Here’s a video blog (in three parts) for newlyweds on some areas to watch for as you start married life. I’ve included a written summary below (not a transcription).
It was fun to make this but hard to organize.
I might make this a blog series to say more in depth about each area.
“You get what you create and you get what you allow.” – Henry Cloud
Here are a few areas that are worth paying attention to early on in marriage, being aware of them and dealing with them proactively can help you create the marriage and family you’ve dreamed about and prevent unhealthy and destructive behaviors, attitudes and patterns from damaging your marriage. Marriage can be the absolute greatest thing, it can also be the hardest, scariest, stressful thing. Getting off to a good start can be extremely helpful.
Talking about, exploring and working on these areas will help you flesh out what your marriage will look and sound like on the surface and on a deeper level, help you define what it will be at its core, its heart.
1) Practical matters. Deciding and sorting out what your marriage and home will look like. Where will everything go? Where will you live? Who will pay the bills? Who will take out the trash? There are dozens or hundreds of little, mundane, everyday choices to sort out. This is also related to the issue of…
2) Time.
How will you spend your time? Together and alone. How will you balance it? This is something to work through day-to-day, week-to-week. Pulling back, there is also the question of what will the rhythm of your year look? How will you spend the holidays? How will you balance work and leisure and vacations? And an even bigger picture question, what will you give your lives to? How will you invest your life, in terms of work and career?
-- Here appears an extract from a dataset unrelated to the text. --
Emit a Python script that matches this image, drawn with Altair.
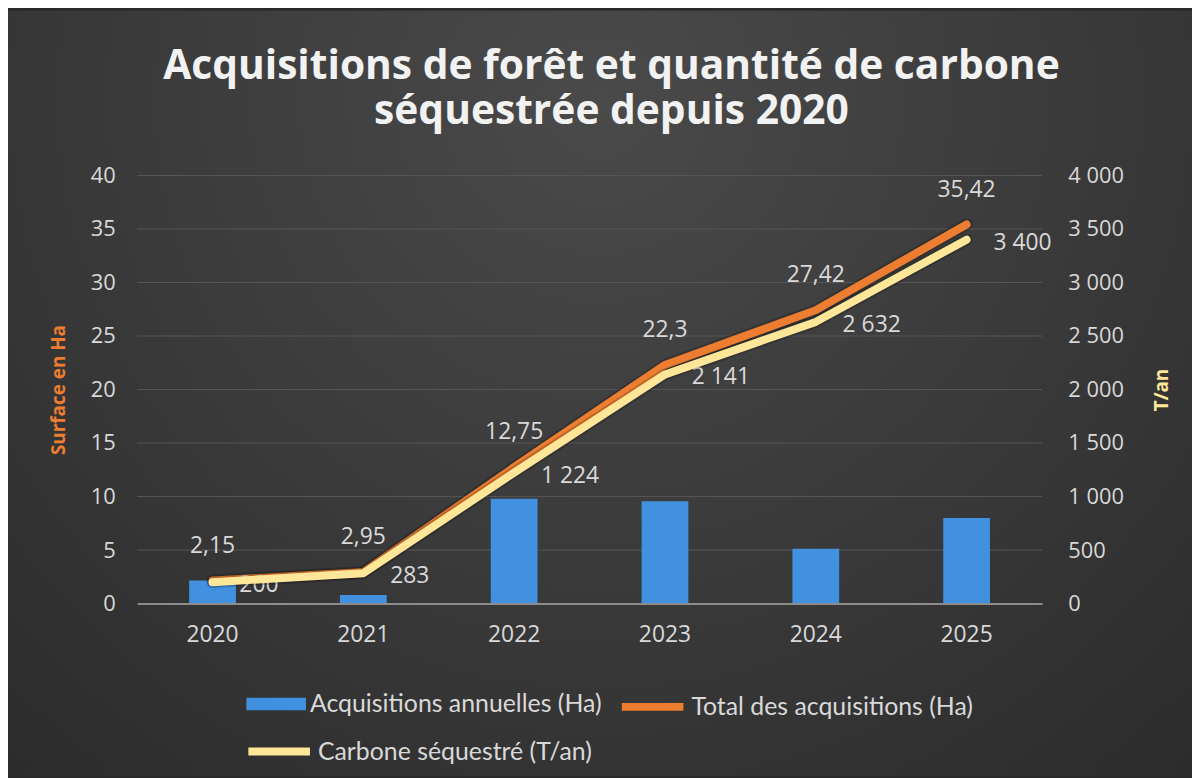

That touches on the bigger question of…
3) Meaning.
What will all this mean? What will getting married mean to you? Individually and as a couple? Often, little issues become big issues because there are underlying issues as stake in conflict and in the process of sorting things out at the start of marriage. Tim Keller in the book The Meaning of Marriage describes a dynamic that a lot of couples face today: a deep disillusionment about marriage, on one hand, and a deep hope or expectation about marriage at the same time. We can bring a lot of unspoken, deep rooted fears, hurts and hopes to marriage and a few weeks of pre-marital counseling often just touches the surface of them. Having doubts, second thoughts, anxiety about marriage can be really For Christians, marriage is a symbol of the relationship of Christ and the church; what will that look like for us?
4) Identity.
Who am I now as a married person? What will be different now? What will our marriage be? Even couples that have been together for years can be shaken by the new realities and identity of being married. Where do I end? and where do we begin? What issues are mine? What issues are ours? What does the role of being your husband, or wife look like? Who will I be to you? Will it be what we saw modeled and defined by our parents or will we create something different?
5) Communication and conflict resolution.
Listening well, expressing empathy, giving honest feedback. Make it a habit to give honest feedback, even if it’s hard and risks conflict. The pain of feedback early on is much less than the pain of going along and being less than honest and the whole truth coming out later. Develop language or a ritual of apology, making amends, forgiving and reconciling. Learn how to support each other during stress and struggle vs. fixing them. Learn how to ask for help and what you want. Be assertive and don’t just give in and comply in order to collaborate and create agreements and solutions that work for both of you.
6) Sex.
Sexual intimacy ideally is a natural expression of the emotional and spiritual intimacy you experience. It is also something that develops and grows. Address early on (get help if necessary) struggles, in order to get off to a good start. Whether you wait for marriage to be sexually intimate or have been prior to marriage, the transition in to marriage and all the changes mentioned above can make this area difficult. It can be hard to talk about, something that ought to help you feel closer becoming something that pushes you apart. Hurt, rejection, “failure”, anxiety, tension, avoidance, frustration, impatience, feeling used can all quickly enter in to derail this vital area of marital happiness and satisfaction.
7) Stress.
Related to #5. As a couple, it will help to communicate about health and unhealthy ways to cope and manage stress (and busyness). Stress often impairs or kills empathy. Be vigilant at deal with it and other gremlins, like unfair fighting, selfishness, dishonesty. One of the couples I worked with said it well in describing their struggles: “We had lost our ability to console each other.” Protect that, it’s one of the best things about being married, having someone who can console and support and be there for you. If not, the person who you turned to for support and comfort can easily become the one who causes hurt and stress.
What do you think? Is there another area that you would add for newly married couples to pay attention to?